Letting Go
Letting go means just what it says. It’s an invitation to cease clinging to anything − whether it be an idea, a thing, an event, a particular time, or view, or desire. It is a conscious decision to release with full acceptance into the stream of present moments as they are unfolding. To let go means to give up coercing, resisting, or struggling, in exchange for something more powerful and wholesome which comes out of allowing things to be as they are without getting caught up in your attraction to or rejection of them, in the intrinsic stickiness of wanting, of liking and disliking. It’s akin to letting your palm open to unhand something you have been holding on to.

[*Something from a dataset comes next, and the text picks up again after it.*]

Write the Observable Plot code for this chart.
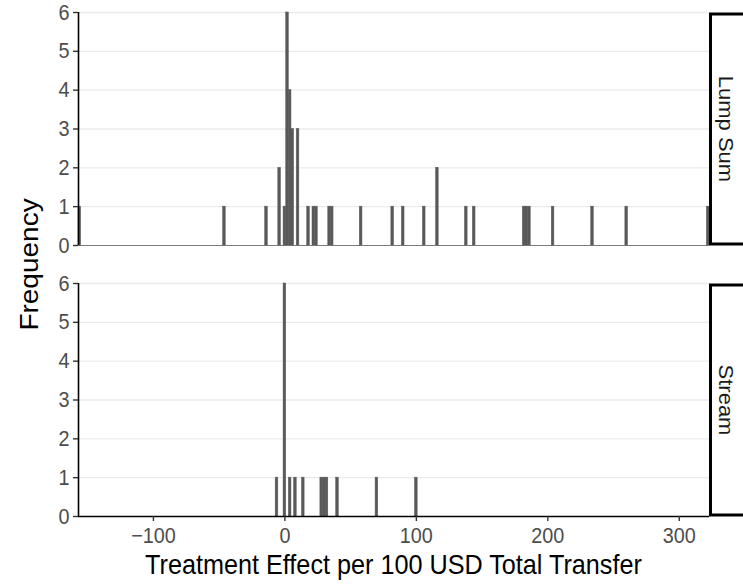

But it’s not only the stickiness of our desires concerning outer events which catches us. Nor is it only a holding on with our hands. We hold on with our minds. We catch ourselves, get stuck ourselves, by holding, often desperately, to narrow views, to self-serving hopes and wishes. Letting go really refers to choosing to become transparent to the strong pull of our own likes and dislikes, and of the unawareness that draws us to cling to them. To be transparent requires that we allow fears and insecurities to play themselves out in the field of full awareness.
Letting go is only possible if we can bring awareness and acceptance to the nitty-gritty of just how stuck we can get, if we allow ourselves to recognize the lenses we slip so unconsciously between observer and observed that then filter and colour, bend and shape our view. …
Stillness, insight, and wisdom arise only when we can settle into being complete in this moment, without having to seek or hold on to or reject anything. … See for yourself whether letting go when a part of you really wants to hold on doesn’t bring a deeper satisfaction than clinging.